Only one span of the listing below is wanted: the lines from the one with "Emit a Python" through the one with "warnings.filterwarnings('ignore')", reproduced exactly, both ends kept.

RECORD SET:
++++++++
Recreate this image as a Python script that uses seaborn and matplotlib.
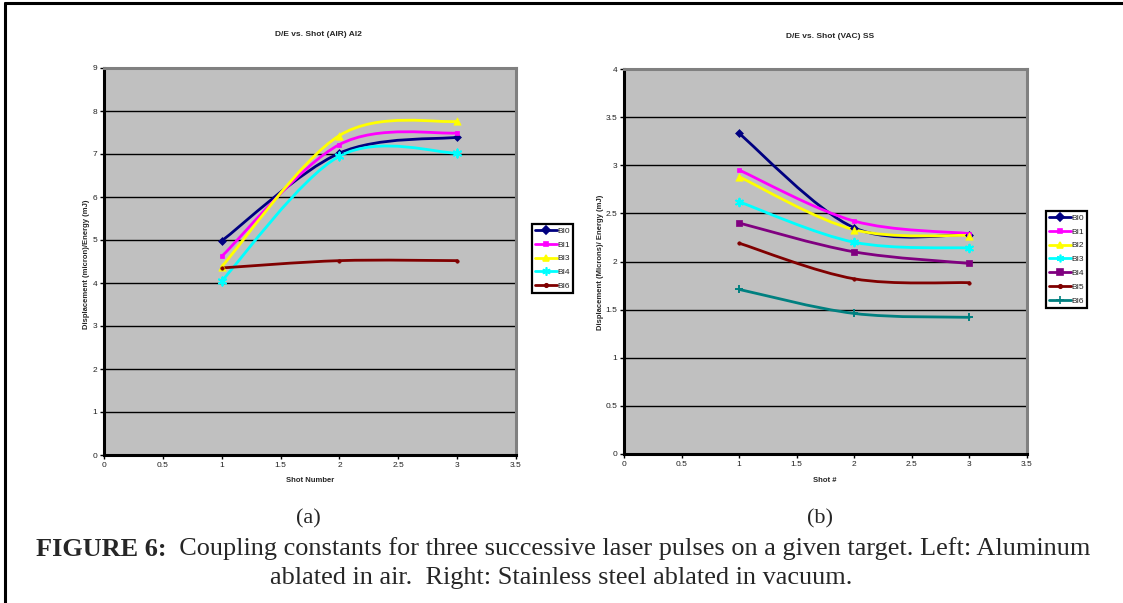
++++++++
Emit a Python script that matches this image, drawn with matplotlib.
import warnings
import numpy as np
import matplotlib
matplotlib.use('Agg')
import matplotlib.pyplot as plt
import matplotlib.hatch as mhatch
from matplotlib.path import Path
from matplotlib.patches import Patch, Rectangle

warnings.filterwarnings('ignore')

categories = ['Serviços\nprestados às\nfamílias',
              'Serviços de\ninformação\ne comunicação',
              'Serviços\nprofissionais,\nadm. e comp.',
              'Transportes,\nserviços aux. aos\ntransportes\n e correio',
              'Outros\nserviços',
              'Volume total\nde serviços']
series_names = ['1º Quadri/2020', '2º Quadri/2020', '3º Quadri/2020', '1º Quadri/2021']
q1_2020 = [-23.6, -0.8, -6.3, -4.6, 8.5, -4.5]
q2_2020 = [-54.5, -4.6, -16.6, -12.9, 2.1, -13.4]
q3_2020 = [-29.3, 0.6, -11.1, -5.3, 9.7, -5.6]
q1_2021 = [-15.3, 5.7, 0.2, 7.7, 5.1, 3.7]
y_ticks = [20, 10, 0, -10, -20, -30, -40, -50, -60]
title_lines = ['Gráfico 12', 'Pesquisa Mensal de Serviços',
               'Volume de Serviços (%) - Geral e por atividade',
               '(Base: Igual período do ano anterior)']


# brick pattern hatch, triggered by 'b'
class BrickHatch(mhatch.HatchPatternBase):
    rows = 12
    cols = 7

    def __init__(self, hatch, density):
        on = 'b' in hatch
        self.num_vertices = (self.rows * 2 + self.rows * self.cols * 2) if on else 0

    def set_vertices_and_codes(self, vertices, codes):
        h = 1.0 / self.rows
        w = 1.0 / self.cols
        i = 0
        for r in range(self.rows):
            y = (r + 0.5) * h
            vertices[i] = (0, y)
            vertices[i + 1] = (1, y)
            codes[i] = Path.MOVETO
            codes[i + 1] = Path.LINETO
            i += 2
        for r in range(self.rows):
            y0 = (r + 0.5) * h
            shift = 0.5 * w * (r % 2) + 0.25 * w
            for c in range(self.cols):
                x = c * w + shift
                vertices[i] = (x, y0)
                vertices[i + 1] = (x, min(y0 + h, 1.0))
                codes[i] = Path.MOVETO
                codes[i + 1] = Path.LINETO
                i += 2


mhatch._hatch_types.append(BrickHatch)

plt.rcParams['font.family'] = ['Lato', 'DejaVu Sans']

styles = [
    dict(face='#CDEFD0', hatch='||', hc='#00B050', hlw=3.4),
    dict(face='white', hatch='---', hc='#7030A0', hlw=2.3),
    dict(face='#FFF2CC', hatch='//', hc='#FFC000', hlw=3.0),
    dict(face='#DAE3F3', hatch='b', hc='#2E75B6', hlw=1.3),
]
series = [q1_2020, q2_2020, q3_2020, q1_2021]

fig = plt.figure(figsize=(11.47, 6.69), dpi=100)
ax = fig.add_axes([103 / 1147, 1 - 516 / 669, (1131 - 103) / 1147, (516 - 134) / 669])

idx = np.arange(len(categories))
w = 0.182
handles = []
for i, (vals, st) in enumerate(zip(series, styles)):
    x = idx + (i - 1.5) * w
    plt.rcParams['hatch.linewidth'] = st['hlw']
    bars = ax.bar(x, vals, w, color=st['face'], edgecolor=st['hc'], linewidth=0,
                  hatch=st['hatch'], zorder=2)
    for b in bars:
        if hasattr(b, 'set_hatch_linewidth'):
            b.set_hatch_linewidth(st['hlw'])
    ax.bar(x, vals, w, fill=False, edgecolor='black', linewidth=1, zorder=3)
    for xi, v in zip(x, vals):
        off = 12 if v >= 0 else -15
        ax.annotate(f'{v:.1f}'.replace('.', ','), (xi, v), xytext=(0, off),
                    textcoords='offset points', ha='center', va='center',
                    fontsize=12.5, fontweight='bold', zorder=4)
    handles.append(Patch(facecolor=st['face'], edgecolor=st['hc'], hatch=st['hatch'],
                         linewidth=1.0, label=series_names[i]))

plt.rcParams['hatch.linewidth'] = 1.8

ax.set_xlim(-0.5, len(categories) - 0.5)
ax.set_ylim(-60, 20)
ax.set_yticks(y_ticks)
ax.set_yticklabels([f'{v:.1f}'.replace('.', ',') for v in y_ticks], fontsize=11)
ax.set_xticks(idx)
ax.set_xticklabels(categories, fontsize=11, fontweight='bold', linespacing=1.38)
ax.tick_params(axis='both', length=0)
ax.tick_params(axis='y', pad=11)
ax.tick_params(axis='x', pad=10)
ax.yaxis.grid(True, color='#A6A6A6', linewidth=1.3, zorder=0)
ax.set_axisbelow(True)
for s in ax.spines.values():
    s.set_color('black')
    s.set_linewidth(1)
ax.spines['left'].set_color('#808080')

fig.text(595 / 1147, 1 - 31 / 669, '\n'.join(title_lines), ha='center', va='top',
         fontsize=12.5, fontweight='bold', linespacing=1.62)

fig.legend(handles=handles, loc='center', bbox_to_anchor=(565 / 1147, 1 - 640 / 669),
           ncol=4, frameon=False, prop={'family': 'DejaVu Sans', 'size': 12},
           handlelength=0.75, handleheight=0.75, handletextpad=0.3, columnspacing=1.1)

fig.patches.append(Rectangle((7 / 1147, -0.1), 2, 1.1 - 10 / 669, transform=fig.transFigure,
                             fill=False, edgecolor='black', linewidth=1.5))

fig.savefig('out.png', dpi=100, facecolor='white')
++++++++
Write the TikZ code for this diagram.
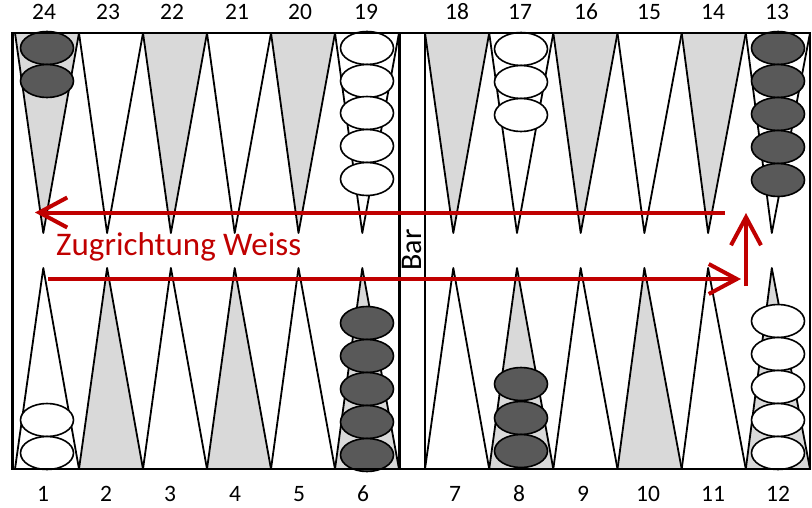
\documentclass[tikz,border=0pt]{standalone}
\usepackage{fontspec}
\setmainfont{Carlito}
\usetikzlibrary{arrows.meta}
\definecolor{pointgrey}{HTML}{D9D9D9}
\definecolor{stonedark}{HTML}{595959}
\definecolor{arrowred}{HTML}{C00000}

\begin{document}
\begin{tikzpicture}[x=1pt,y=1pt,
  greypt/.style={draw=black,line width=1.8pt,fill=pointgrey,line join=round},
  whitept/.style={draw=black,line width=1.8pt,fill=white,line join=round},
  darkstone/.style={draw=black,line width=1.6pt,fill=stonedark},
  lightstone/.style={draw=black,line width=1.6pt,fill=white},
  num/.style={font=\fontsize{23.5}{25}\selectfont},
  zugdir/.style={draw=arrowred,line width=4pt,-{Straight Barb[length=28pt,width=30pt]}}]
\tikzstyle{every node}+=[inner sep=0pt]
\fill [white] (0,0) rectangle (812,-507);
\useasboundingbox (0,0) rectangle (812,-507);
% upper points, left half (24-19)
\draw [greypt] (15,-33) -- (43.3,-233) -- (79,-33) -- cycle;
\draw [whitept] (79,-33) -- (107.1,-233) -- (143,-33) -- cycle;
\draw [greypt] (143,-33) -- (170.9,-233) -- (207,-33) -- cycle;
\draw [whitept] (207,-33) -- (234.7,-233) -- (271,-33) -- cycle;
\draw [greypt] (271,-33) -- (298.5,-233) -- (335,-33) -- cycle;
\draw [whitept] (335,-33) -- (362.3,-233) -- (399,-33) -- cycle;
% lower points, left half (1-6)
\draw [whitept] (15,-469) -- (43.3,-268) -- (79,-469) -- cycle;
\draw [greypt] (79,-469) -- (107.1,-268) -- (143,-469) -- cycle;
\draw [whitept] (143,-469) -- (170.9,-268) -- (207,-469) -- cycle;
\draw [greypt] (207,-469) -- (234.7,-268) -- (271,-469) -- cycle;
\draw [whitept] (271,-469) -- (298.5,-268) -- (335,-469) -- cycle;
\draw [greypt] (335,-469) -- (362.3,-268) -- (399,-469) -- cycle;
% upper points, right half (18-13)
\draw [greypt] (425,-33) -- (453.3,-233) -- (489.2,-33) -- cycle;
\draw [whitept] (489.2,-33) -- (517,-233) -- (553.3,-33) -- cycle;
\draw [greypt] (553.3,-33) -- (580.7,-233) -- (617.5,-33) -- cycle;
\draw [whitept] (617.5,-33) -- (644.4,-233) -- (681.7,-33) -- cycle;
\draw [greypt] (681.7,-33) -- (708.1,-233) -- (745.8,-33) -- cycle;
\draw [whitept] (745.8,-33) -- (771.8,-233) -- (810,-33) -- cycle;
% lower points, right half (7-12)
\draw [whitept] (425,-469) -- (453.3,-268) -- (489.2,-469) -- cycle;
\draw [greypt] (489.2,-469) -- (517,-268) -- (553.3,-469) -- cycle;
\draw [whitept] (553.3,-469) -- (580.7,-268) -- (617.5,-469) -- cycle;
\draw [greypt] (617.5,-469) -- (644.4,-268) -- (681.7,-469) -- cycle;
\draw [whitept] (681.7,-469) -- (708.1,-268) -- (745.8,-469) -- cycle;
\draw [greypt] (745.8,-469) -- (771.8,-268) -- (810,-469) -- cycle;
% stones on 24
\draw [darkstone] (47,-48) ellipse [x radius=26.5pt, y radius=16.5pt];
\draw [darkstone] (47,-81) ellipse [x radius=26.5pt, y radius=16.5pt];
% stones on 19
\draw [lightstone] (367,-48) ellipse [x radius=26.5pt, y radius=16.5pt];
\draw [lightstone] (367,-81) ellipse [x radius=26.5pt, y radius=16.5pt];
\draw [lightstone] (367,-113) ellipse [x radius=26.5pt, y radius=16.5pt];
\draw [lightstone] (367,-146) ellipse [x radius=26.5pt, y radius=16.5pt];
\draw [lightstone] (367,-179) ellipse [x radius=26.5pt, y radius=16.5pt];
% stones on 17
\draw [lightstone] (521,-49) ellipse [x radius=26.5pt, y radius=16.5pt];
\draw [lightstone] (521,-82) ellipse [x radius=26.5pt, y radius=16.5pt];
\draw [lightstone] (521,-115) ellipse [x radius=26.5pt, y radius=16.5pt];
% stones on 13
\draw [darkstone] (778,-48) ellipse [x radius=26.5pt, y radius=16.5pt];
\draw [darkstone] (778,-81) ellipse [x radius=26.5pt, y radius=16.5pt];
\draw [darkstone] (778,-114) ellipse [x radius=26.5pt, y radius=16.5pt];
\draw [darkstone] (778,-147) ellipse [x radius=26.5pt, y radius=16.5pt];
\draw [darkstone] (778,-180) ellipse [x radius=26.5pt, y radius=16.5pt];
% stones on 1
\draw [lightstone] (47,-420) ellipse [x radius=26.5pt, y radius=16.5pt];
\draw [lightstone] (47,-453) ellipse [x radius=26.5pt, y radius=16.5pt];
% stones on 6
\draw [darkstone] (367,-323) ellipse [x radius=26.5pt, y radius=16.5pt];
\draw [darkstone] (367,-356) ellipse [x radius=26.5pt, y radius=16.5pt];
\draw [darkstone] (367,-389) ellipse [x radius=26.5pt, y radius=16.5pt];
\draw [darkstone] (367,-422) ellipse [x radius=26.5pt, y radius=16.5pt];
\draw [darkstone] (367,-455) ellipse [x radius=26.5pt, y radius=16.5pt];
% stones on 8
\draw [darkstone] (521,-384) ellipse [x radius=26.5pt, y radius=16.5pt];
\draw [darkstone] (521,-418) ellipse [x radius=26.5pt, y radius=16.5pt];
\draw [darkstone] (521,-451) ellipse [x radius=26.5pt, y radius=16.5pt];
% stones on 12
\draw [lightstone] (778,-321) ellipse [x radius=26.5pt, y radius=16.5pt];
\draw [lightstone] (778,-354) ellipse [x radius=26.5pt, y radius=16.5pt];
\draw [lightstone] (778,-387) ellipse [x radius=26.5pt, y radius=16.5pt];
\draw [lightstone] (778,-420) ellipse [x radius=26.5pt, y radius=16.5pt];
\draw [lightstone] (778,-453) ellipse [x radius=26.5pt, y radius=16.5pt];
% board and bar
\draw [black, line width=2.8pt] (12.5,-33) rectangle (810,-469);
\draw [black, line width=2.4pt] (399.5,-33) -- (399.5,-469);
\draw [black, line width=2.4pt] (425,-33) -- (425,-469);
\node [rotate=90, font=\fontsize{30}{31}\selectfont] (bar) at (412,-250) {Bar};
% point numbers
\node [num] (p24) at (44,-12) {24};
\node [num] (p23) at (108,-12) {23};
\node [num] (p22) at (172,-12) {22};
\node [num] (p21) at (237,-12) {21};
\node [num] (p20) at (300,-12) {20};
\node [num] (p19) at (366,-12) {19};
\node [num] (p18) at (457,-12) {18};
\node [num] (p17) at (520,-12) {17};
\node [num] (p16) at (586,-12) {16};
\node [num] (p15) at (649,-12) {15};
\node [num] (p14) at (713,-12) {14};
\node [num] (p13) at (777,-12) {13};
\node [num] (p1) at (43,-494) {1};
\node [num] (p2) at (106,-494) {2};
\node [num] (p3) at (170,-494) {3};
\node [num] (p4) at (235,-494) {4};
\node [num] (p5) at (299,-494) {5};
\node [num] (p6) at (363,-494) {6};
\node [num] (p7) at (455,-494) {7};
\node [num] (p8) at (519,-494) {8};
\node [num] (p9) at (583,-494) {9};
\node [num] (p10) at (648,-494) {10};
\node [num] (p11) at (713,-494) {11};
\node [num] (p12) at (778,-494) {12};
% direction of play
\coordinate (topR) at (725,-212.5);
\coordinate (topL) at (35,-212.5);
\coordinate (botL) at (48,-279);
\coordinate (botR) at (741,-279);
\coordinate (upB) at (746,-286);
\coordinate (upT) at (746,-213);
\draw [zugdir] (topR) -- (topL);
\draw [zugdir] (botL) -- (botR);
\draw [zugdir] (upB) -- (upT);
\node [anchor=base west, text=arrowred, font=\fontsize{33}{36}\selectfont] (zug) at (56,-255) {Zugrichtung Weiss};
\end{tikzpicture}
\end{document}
++++++++
SOLUTION TO THIS PROBLEM:
Emit a Python script that matches this image, drawn with matplotlib.
import warnings
import numpy as np
import matplotlib
matplotlib.use('Agg')
import matplotlib.pyplot as plt
import matplotlib.hatch as mhatch
from matplotlib.path import Path
from matplotlib.patches import Patch, Rectangle

warnings.filterwarnings('ignore')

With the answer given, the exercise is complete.